The best part of being a food science lecturer is developing students’ skills. Through lectures and practical’s, teamwork and learning they develop a good grasp of sustainability and consumer needs. I run a food product development module in the MSc Food Science degree at London Metropolitan University. This challenges students to think as commercial food creatives.
As part of their coursework, students typically spend eight weeks in a team working on a new food product. After that, they can then choose to face a tougher challenge. My student teams won through to the finals of a key student food competition three years in a row.
Developing an eco -friendly new food idea
The Ecotrophelia UK competition originates in Europe. It challenges teams of students to develop an innovative, eco-friendly food or drink product. The panel of industry ‘dragons’ then receive proposals. The judges then select from twenty or more entries to create a shortlist of five teams.
The UK food and drink research organisation, Campden BRI, organises the UK heat of this Europe-wide competition. They work in conjunction with the Institute of Food Science & Technology.

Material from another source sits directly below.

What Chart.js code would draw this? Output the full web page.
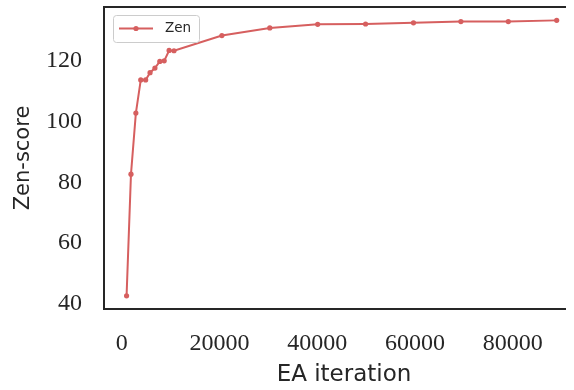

The ‘dragons’ are typically senior food experts from across the industry including major food producers, retailers, Food Manufacture magazine, Institute of Food Science and Technology and Campden BRI.
The students design the concept and produce technical specifications. They also do nutritional analysis and design the packaging for their products.
The competition has more teams each year competing for a place in the final, plus a slice of the £3,500 prize fund. The food expert judges carefully review the initial entrants before picking the final shortlisted five.
In 2016, 2017 and the following year, students from London Metropolitan University were shortlisted. This was from all the entrants from universities in the UK.
The first group in 2016 reached the finals with their Apeel snack bar. Ingredients included whole nuts, seeds, fruit and vegetable peels drizzled with dark chocolate. They used cocoa waste provided by Hotel Chocolate.
In 2017 students won bronze with their delicious Windfall Fruit Jelly. Making these natural jelly desserts without gelatine made them suitable for vegans. Using fruit normally wasted, plus fruit juice, no added sugar or preservatives was the goal.
The next year students won the London Metropolitan Big Idea Challenge Creative category. Then they went on to win silver at Ecotrophelia. This was with ‘Fabamallow,’ a vegan chocolate-covered marshmallow.
Following this, Bertrand Emond of Campden BRI said, “It’s fantastic to see so many young people engage with this competition. They put forward such innovative products.”
Finally finding out who is the winner is one of the highlights for students invited to attend the Campden BRI day for the food industry.